● **STATED EXERCISE**
Below is a listing to transcribe in full and exactly; keep the pictures out.

>> START AVAILABLE DATA

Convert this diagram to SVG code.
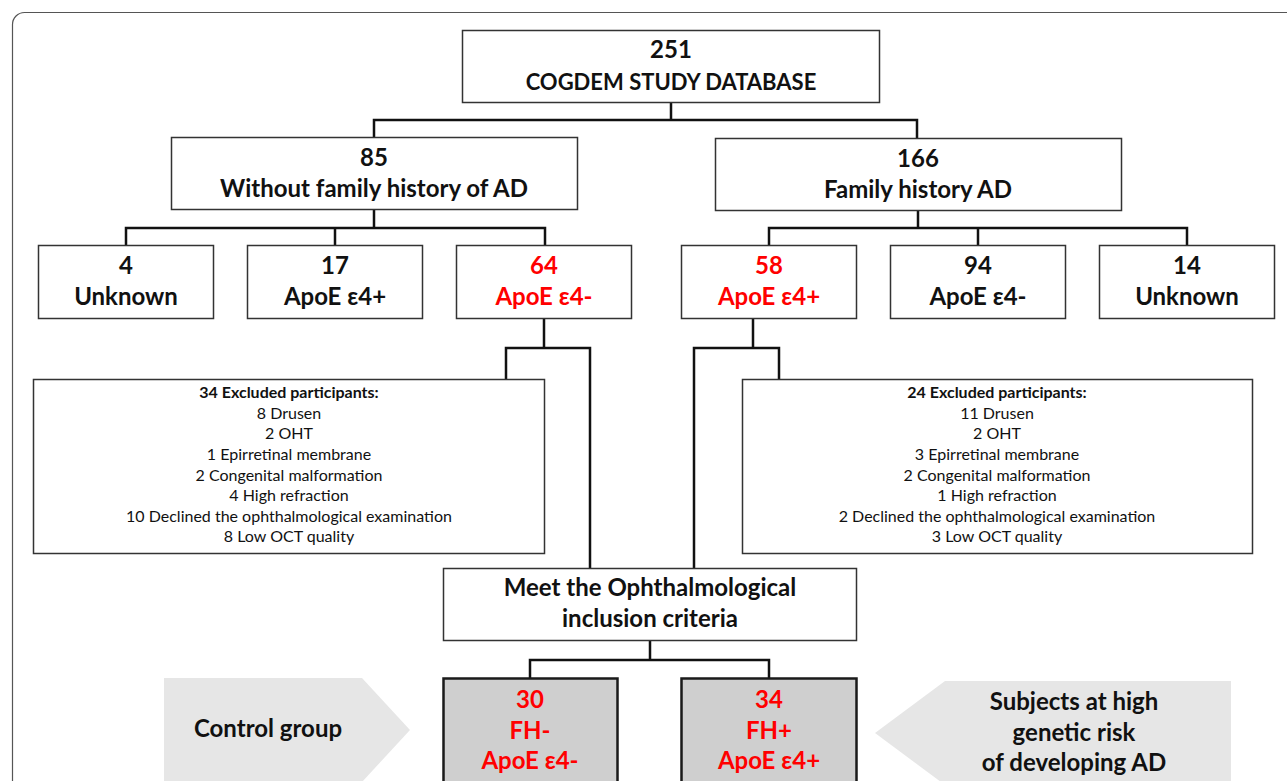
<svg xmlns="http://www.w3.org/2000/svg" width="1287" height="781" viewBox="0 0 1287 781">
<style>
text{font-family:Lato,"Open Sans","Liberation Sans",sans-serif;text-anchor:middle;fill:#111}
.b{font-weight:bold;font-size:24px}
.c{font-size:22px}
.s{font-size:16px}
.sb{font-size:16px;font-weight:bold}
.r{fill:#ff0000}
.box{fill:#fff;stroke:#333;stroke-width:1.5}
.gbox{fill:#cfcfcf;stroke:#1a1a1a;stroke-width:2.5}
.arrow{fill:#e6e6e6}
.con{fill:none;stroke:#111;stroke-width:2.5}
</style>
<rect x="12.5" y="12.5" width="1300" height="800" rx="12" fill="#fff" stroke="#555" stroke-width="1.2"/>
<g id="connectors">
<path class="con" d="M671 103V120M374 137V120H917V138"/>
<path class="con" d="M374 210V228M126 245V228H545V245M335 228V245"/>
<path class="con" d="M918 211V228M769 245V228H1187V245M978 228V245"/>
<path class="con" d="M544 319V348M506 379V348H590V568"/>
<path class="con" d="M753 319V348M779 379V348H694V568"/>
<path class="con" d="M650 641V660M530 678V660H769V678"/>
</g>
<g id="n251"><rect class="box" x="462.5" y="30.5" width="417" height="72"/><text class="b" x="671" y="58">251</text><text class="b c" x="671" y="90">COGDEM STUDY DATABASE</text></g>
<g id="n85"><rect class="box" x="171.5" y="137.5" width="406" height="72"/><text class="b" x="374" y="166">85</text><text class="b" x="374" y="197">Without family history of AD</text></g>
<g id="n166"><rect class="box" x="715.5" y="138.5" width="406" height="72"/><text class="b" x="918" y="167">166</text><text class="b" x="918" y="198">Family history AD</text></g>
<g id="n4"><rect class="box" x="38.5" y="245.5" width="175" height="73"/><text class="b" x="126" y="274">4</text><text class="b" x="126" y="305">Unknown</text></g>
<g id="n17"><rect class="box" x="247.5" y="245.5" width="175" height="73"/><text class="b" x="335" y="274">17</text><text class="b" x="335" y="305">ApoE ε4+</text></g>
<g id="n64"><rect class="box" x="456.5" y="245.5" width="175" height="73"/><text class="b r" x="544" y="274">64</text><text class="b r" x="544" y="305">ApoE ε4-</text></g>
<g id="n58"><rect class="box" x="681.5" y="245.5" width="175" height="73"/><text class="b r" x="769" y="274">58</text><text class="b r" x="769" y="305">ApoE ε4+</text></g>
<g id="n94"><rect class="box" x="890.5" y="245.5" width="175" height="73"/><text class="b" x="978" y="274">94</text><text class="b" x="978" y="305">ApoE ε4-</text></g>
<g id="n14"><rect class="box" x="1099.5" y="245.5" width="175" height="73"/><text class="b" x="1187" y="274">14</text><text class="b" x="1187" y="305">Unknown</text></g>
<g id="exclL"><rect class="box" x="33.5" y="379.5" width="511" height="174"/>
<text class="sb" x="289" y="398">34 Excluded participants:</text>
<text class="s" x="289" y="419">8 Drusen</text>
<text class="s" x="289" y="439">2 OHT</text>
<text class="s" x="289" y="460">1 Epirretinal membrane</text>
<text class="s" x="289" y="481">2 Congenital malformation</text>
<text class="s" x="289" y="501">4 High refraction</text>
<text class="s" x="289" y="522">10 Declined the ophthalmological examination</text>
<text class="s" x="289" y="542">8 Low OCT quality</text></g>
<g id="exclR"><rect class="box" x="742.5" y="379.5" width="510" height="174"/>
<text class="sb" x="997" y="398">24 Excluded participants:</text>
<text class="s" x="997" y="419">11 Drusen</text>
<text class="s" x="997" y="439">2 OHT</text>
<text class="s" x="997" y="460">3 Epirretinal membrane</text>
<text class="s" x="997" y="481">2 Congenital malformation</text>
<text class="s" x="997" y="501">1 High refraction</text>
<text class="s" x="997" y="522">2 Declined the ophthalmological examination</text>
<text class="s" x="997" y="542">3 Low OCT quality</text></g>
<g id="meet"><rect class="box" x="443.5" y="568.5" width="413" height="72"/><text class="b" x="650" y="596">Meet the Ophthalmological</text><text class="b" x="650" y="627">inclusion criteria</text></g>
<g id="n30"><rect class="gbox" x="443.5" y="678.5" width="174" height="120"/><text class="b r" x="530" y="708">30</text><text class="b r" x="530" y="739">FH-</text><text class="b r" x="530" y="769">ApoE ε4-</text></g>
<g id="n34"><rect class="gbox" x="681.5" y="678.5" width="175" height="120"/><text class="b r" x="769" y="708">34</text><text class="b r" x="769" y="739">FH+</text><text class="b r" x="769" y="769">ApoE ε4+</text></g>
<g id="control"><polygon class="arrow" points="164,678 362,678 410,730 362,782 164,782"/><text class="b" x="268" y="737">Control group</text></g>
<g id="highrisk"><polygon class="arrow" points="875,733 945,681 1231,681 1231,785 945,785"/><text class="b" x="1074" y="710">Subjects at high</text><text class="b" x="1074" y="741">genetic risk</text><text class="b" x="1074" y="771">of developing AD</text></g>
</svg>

>> END AVAILABLE DATA

● **ANSWER**
Convert this diagram to SVG code.
<svg xmlns="http://www.w3.org/2000/svg" width="1287" height="781" viewBox="0 0 1287 781">
<style>
text{font-family:Lato,"Open Sans","Liberation Sans",sans-serif;text-anchor:middle;fill:#111}
.b{font-weight:bold;font-size:24px}
.c{font-size:22px}
.s{font-size:16px}
.sb{font-size:16px;font-weight:bold}
.r{fill:#ff0000}
.box{fill:#fff;stroke:#333;stroke-width:1.5}
.gbox{fill:#cfcfcf;stroke:#1a1a1a;stroke-width:2.5}
.arrow{fill:#e6e6e6}
.con{fill:none;stroke:#111;stroke-width:2.5}
</style>
<rect x="12.5" y="12.5" width="1300" height="800" rx="12" fill="#fff" stroke="#555" stroke-width="1.2"/>
<g id="connectors">
<path class="con" d="M671 103V120M374 137V120H917V138"/>
<path class="con" d="M374 210V228M126 245V228H545V245M335 228V245"/>
<path class="con" d="M918 211V228M769 245V228H1187V245M978 228V245"/>
<path class="con" d="M544 319V348M506 379V348H590V568"/>
<path class="con" d="M753 319V348M779 379V348H694V568"/>
<path class="con" d="M650 641V660M530 678V660H769V678"/>
</g>
<g id="n251"><rect class="box" x="462.5" y="30.5" width="417" height="72"/><text class="b" x="671" y="58">251</text><text class="b c" x="671" y="90">COGDEM STUDY DATABASE</text></g>
<g id="n85"><rect class="box" x="171.5" y="137.5" width="406" height="72"/><text class="b" x="374" y="166">85</text><text class="b" x="374" y="197">Without family history of AD</text></g>
<g id="n166"><rect class="box" x="715.5" y="138.5" width="406" height="72"/><text class="b" x="918" y="167">166</text><text class="b" x="918" y="198">Family history AD</text></g>
<g id="n4"><rect class="box" x="38.5" y="245.5" width="175" height="73"/><text class="b" x="126" y="274">4</text><text class="b" x="126" y="305">Unknown</text></g>
<g id="n17"><rect class="box" x="247.5" y="245.5" width="175" height="73"/><text class="b" x="335" y="274">17</text><text class="b" x="335" y="305">ApoE ε4+</text></g>
<g id="n64"><rect class="box" x="456.5" y="245.5" width="175" height="73"/><text class="b r" x="544" y="274">64</text><text class="b r" x="544" y="305">ApoE ε4-</text></g>
<g id="n58"><rect class="box" x="681.5" y="245.5" width="175" height="73"/><text class="b r" x="769" y="274">58</text><text class="b r" x="769" y="305">ApoE ε4+</text></g>
<g id="n94"><rect class="box" x="890.5" y="245.5" width="175" height="73"/><text class="b" x="978" y="274">94</text><text class="b" x="978" y="305">ApoE ε4-</text></g>
<g id="n14"><rect class="box" x="1099.5" y="245.5" width="175" height="73"/><text class="b" x="1187" y="274">14</text><text class="b" x="1187" y="305">Unknown</text></g>
<g id="exclL"><rect class="box" x="33.5" y="379.5" width="511" height="174"/>
<text class="sb" x="289" y="398">34 Excluded participants:</text>
<text class="s" x="289" y="419">8 Drusen</text>
<text class="s" x="289" y="439">2 OHT</text>
<text class="s" x="289" y="460">1 Epirretinal membrane</text>
<text class="s" x="289" y="481">2 Congenital malformation</text>
<text class="s" x="289" y="501">4 High refraction</text>
<text class="s" x="289" y="522">10 Declined the ophthalmological examination</text>
<text class="s" x="289" y="542">8 Low OCT quality</text></g>
<g id="exclR"><rect class="box" x="742.5" y="379.5" width="510" height="174"/>
<text class="sb" x="997" y="398">24 Excluded participants:</text>
<text class="s" x="997" y="419">11 Drusen</text>
<text class="s" x="997" y="439">2 OHT</text>
<text class="s" x="997" y="460">3 Epirretinal membrane</text>
<text class="s" x="997" y="481">2 Congenital malformation</text>
<text class="s" x="997" y="501">1 High refraction</text>
<text class="s" x="997" y="522">2 Declined the ophthalmological examination</text>
<text class="s" x="997" y="542">3 Low OCT quality</text></g>
<g id="meet"><rect class="box" x="443.5" y="568.5" width="413" height="72"/><text class="b" x="650" y="596">Meet the Ophthalmological</text><text class="b" x="650" y="627">inclusion criteria</text></g>
<g id="n30"><rect class="gbox" x="443.5" y="678.5" width="174" height="120"/><text class="b r" x="530" y="708">30</text><text class="b r" x="530" y="739">FH-</text><text class="b r" x="530" y="769">ApoE ε4-</text></g>
<g id="n34"><rect class="gbox" x="681.5" y="678.5" width="175" height="120"/><text class="b r" x="769" y="708">34</text><text class="b r" x="769" y="739">FH+</text><text class="b r" x="769" y="769">ApoE ε4+</text></g>
<g id="control"><polygon class="arrow" points="164,678 362,678 410,730 362,782 164,782"/><text class="b" x="268" y="737">Control group</text></g>
<g id="highrisk"><polygon class="arrow" points="875,733 945,681 1231,681 1231,785 945,785"/><text class="b" x="1074" y="710">Subjects at high</text><text class="b" x="1074" y="741">genetic risk</text><text class="b" x="1074" y="771">of developing AD</text></g>
</svg>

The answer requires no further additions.